→ DATASET EXCERPT:
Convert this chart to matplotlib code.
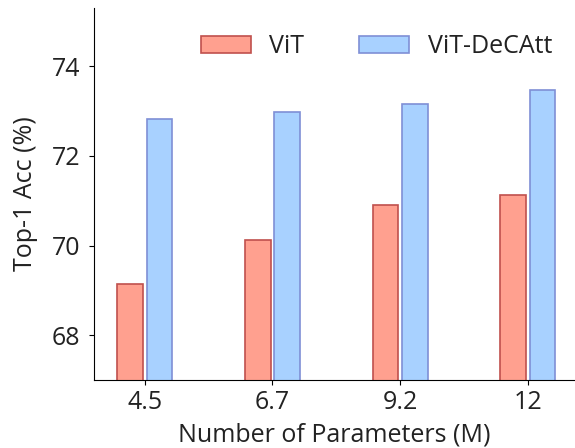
import numpy as np
import matplotlib.pyplot as plt

# data
params = ['4.5', '6.7', '9.2', '12']
vit = [69.14, 70.13, 70.9, 71.12]
vit_decatt = [72.82, 72.97, 73.16, 73.48]

plt.rcParams.update({"font.family": 'Open Sans', "font.size": 18,
                     "text.color": '#222222', "axes.labelcolor": '#222222',
                     "xtick.labelcolor": '#222222', "ytick.labelcolor": '#222222'})

fig = plt.figure(figsize=(5.75, 4.48), dpi=100)
ax = fig.add_axes([0.163, 0.152, 0.837, 0.830])

x = np.arange(len(params))
w = 0.2
gap = 0.03
ax.bar(x - w / 2 - gap / 2, vit, w, color='#ffa08f', edgecolor='#c0504d',
       linewidth=1.2, label='ViT')
ax.bar(x + w / 2 + gap / 2, vit_decatt, w, color='#a8d1ff', edgecolor='#7f8fd6',
       linewidth=1.2, label='ViT-DeCAtt')

ax.set_xticks(x)
ax.set_xticklabels(params)
ax.set_yticks([68, 70, 72, 74])
ax.set_ylim(67.0, 75.3)
ax.set_xlim(-0.4, 3.37)
ax.tick_params(axis='y', pad=6)
ax.set_xlabel('Number of Parameters (M)', labelpad=6)
ax.set_ylabel('Top-1 Acc (%)', labelpad=10)

ax.spines['top'].set_visible(False)
ax.spines['right'].set_visible(False)

ax.legend(loc='upper right', ncol=2, frameon=False, handlelength=2.0,
          handletextpad=0.75, columnspacing=2.2, bbox_to_anchor=(1.0, 0.99))

fig.savefig('out.png', dpi=100)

→ GIVEN REQUEST: Leave every image out, and retype the material exactly.

→ SOLUTION TO THIS PROBLEM:
Convert this chart to matplotlib code.
import numpy as np
import matplotlib.pyplot as plt

# data
params = ['4.5', '6.7', '9.2', '12']
vit = [69.14, 70.13, 70.9, 71.12]
vit_decatt = [72.82, 72.97, 73.16, 73.48]

plt.rcParams.update({"font.family": 'Open Sans', "font.size": 18,
                     "text.color": '#222222', "axes.labelcolor": '#222222',
                     "xtick.labelcolor": '#222222', "ytick.labelcolor": '#222222'})

fig = plt.figure(figsize=(5.75, 4.48), dpi=100)
ax = fig.add_axes([0.163, 0.152, 0.837, 0.830])

x = np.arange(len(params))
w = 0.2
gap = 0.03
ax.bar(x - w / 2 - gap / 2, vit, w, color='#ffa08f', edgecolor='#c0504d',
       linewidth=1.2, label='ViT')
ax.bar(x + w / 2 + gap / 2, vit_decatt, w, color='#a8d1ff', edgecolor='#7f8fd6',
       linewidth=1.2, label='ViT-DeCAtt')

ax.set_xticks(x)
ax.set_xticklabels(params)
ax.set_yticks([68, 70, 72, 74])
ax.set_ylim(67.0, 75.3)
ax.set_xlim(-0.4, 3.37)
ax.tick_params(axis='y', pad=6)
ax.set_xlabel('Number of Parameters (M)', labelpad=6)
ax.set_ylabel('Top-1 Acc (%)', labelpad=10)

ax.spines['top'].set_visible(False)
ax.spines['right'].set_visible(False)

ax.legend(loc='upper right', ncol=2, frameon=False, handlelength=2.0,
          handletextpad=0.75, columnspacing=2.2, bbox_to_anchor=(1.0, 0.99))

fig.savefig('out.png', dpi=100)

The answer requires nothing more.